Kenya on the spot over US crime cash

What you need to know:

  • Kenya, Egypt and Colombia received a total of $49 million (Sh4.9 billion) in the four-year period to 2016 through the Bureau of International Narcotics and Law Enforcement (INL).
  • The US accountability office has now poked holes in its expenditure reports for countries like Kenya.
  • Kenya has been seen as a trafficking hub for hard drugs like heroin and cocaine.

Kenya is on the spot alongside Egypt and Colombia over the use of Sh4.9 billion offered by the US in the fight against transnational crimes like money laundering, wildlife poaching and drugs and arms trafficking.

The US Government Accountability Office (GAO) in its December 2017 report says that data provided on the three countries’ funds expenditure was “incomplete, nonstandard or inaccurate.”

Kenya, Egypt and Colombia received a total of $49 million (Sh4.9 billion) in the four-year period to 2016 through the Bureau of International Narcotics and Law Enforcement (INL).

“For example, INL did not provide democracy assistance data for Colombia, Egypt and Kenya until we identified these countries as potentially missing based on our comparison on INL data with USAid data,” the US accountability office said in its report to the Senate’s chairman of foreign relations committee.

“The initial data INL provided did not include records of awards for these countries because awards were miscoded when the data were entered; for example, some awards were coded under the broad category of law enforcement rather than under specific programme areas. According to INL officials, this erroneous law enforcement code was used for all of Colombia’s programs and for some programmes in other countries such as Egypt and Kenya.”

The INL combats global crime by offering financial and intelligence-gathering support to several governments’ law enforcement institutions to counter transnational crimes such as money laundering, cybercrime and drugs and arms trafficking.

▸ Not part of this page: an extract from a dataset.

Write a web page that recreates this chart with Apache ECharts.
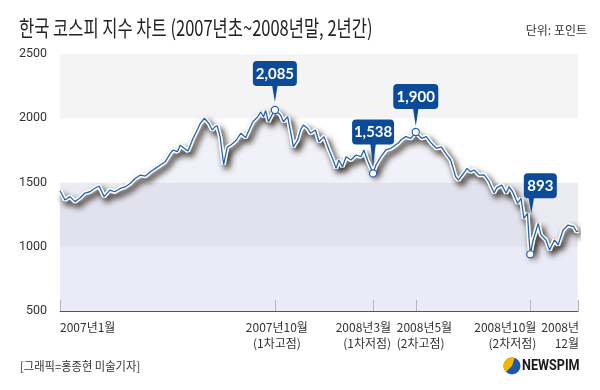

But the US accountability office has now poked holes in its expenditure reports for countries like Kenya.

Kenya has been seen as a trafficking hub for hard drugs like heroin and cocaine following a series of hauls worth millions of dollars that have been impounded in its territorial waters.

In 2014, for instance, an Australian Navy patrol boat seized heroin valued at $290 million (Sh29.2 billion) off Kenya’s Coast, followed by another Sh1 billion haul impounded and destroyed in the same year.

A year later, Kenya Navy patrol vessels nabbed a luxury yacht in the Indian Ocean with heroin with a street value of Sh20 million.

Kenya’s security organs have recently been keen to boost their military firepower and intelligence to combat emerging threats like terrorism, arms smuggling and drugs trafficking.